# Craftsman lt1000 - won't run



## Hondarider94 (Jul 23, 2017)

It's the 19.2. Started awhile back and it would run for 20 minutes then die. You could start it sometimes and it would run rough for a minute then die. But now you start it and itll run for a minute then it dies. New spark plugs, air filter is clean. Has oil in it.. lost.. any ideas??


----------



## Thomas (Nov 1, 2006)

"Has oil in it.."
To me that doesn't sound good,some one w/more knowledge to answer.
Have you change fuel filter also check see gas cap etc.vent open.


----------



## Hondarider94 (Jul 23, 2017)

Thomas said:


> "Has oil in it.."
> To me that doesn't sound good,some one w/more knowledge to answer.
> Have you change fuel filter also check see gas cap etc.vent open.


It has oil between the correct lines?


----------



## Bushpig (Jul 17, 2017)

for a quick test. See if you can get it to run with starting fluid. Don't do this for a long time, but 20-30 seconds. If it does run, you have a fuel delivery problem. Start with changing fuel, air filter, carb cleaning.


----------



## Firemanbuck (Jul 20, 2017)

Sounds like the carb needs a rebuild. Are you using non-ethanol gas or gas treated with a stabilizer?


----------



## jhngardner367 (Apr 5, 2011)

Check the fuel solenoid.....bad wire,or ground will cause it to shut off the fuel.
Some thing I just ran across:
Craftsman has had trouble with the ignition switches losing contact,when hot,or when the blades are engaged/disengaged.
To check it run a jumper wire,with a toggle switch,from the battery +,to the main fuse,so it bypasses the ignition switch.
Once it's started,flip the toggle switch on,and see if it stays running.
If it does,replace the ignition switch.


----------



## Bill Kapaun (May 8, 2007)

Post the Sears 917.xxxxxx number from under the seat so we can see what engine/electrical system you have.

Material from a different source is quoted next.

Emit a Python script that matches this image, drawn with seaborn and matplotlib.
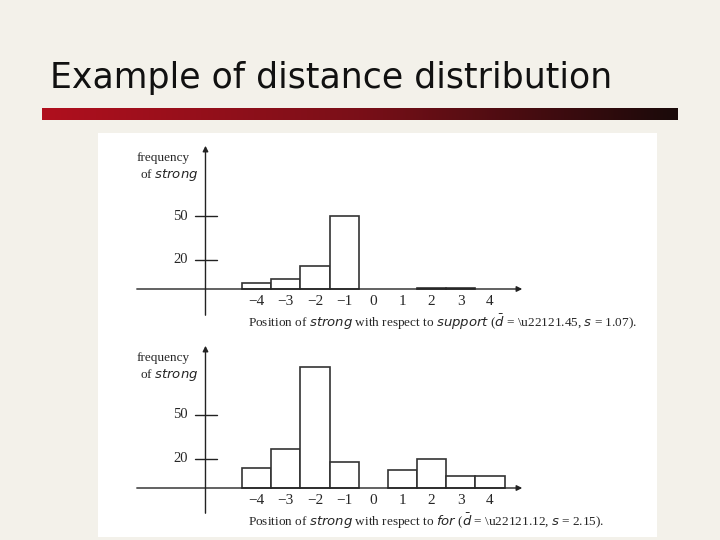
import matplotlib
matplotlib.use("Agg")
import matplotlib.pyplot as plt
import seaborn as sns
import numpy as np
from matplotlib.colors import LinearSegmentedColormap

sns.set_style("white")
plt.rcParams['font.family'] = ['Liberation Serif', 'DejaVu Serif']

positions_top = [-4, -3, -2, -1, 2, 3]
freq_top = [4, 7, 16, 50, 1, 1]
positions_bot = [-4, -3, -2, -1, 1, 2, 3, 4]
freq_bot = [14, 27, 83, 18, 12, 20, 8, 8]
xtick_labels = ["\u22124", "\u22123", "\u22122", "\u22121", "0", "1", "2", "3", "4"]
ytick_vals = [20, 50]
title = "Example of distance distribution"
cap_top = r"Position of $\it{strong}$ with respect to $\it{support}$ ($\bar{d}$ = \u22121.45, $\it{s}$ = 1.07)."
cap_bot = r"Position of $\it{strong}$ with respect to $\it{for}$ ($\bar{d}$ = \u22121.12, $\it{s}$ = 2.15)."

W, H = 720, 540
fig = plt.figure(figsize=(7.2, 5.4), dpi=100)
fig.patch.set_facecolor("#f3f1ea")

fig.text(50/W, 1-78/H, title, fontsize=25, family=["DejaVu Sans"], color="#111111", va="center")
grad = np.linspace(0, 1, 256)[None, :]
cm = LinearSegmentedColormap.from_list("g", ["#b0101e", "#7a0f18", "#1a0a0a"])
gax = fig.add_axes([42/W, 1-120/H, (678-42)/W, 12/H])
gax.imshow(grad, aspect="auto", cmap=cm)
gax.axis("off")

# white panel as a background axes
bg = fig.add_axes([98/W, 1-537/H, (657-98)/W, (537-133)/H])
bg.set_facecolor("white")
bg.set_xticks([]); bg.set_yticks([])
for s in bg.spines.values():
    s.set_visible(False)

def panel(ytop, ybase, ybot, pos, freq, cap):
    ppu = 1.46
    ax = fig.add_axes([134/W, 1-ybot/H, (525-134)/W, (ybot-ytop)/H])
    ax.set_facecolor("none")
    sns.barplot(x=pos, y=freq, native_scale=True, width=1.0, color="white",
                edgecolor="#333333", linewidth=1.2, ax=ax, saturation=1)
    ax.set_xlim(-8.2, 5.2)
    ax.set_ylim(-(ybot-ybase)/ppu, (ybase-ytop)/ppu)
    for s in ax.spines.values():
        s.set_visible(False)
    ax.set_xticks([]); ax.set_yticks([])
    ax.set_xlabel(""); ax.set_ylabel("")
    ax.annotate("", xy=(5.2, 0), xytext=(-8.2, 0),
                arrowprops=dict(arrowstyle="-|>", color="#222222", lw=1, mutation_scale=8))
    ax.annotate("", xy=(-5.75, (ybase-ytop)/ppu), xytext=(-5.75, -(ybot-ybase)/ppu),
                arrowprops=dict(arrowstyle="-|>", color="#222222", lw=1, mutation_scale=8))
    for v in ytick_vals:
        ax.plot([-6.1, -5.35], [v, v], color="#222222", lw=1)
        ax.text(-6.35, v, str(v), ha="right", va="center", fontsize=10.5)
    for i, lab in enumerate(xtick_labels):
        ax.text(i-4, -4, lab, ha="center", va="top", fontsize=11)
    ax.text(-8.1, (ybase-ytop)/ppu - 10, "frequency", ha="left", va="center", fontsize=9.5)
    ax.text(-8.0, (ybase-ytop)/ppu - 22, r"of $\it{strong}$", ha="left", va="center", fontsize=9.5)
    ax.text(-4.3, -23, cap, ha="left", va="center", fontsize=9.5)

panel(143, 289, 318, positions_top, freq_top, cap_top)
panel(343, 488, 516, positions_bot, freq_bot, cap_bot)

fig.savefig("out.png", dpi=100, facecolor=fig.get_facecolor())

From that, we can tell things such as WHAT ENGINE, does the engine have a fuel pump, do the electrics have relays or such that could be problematic etc.

I have no idea what "the 19.2" is supposed to mean and I have over 1000 Craftsman tractors and 200+ schematics in my home made data base.


----------



## Walter Rae (Sep 1, 2017)

I have a T1000, model 247.203704. I need to change a broken belt which is the drive belt so I can go forward and backward. I believe the p/n is 95405040. If correct, please verify so I can order it.


----------



## Bill Kapaun (May 8, 2007)

searspartsdirect.com shows a different number-954-04249A

http://www.searspartsdirect.com/mod...odelSearch&q=247.203704&searchTerm=247.203704

Isn't there a sticker on the machine with belt & blade etc. numbers?


----------



## wjjones (May 28, 2010)

http://www.searspartsdirect.com/mod...odelSearch&q=247.203704&searchTerm=247.203704


----------



## wjjones (May 28, 2010)

It shows 2 belts for the drive system.


----------



## Bill Kapaun (May 8, 2007)

I missed the small one which has the part# mentioned by the OP.


----------



## wjjones (May 28, 2010)

Yes sir dont they call that a variable drive?


----------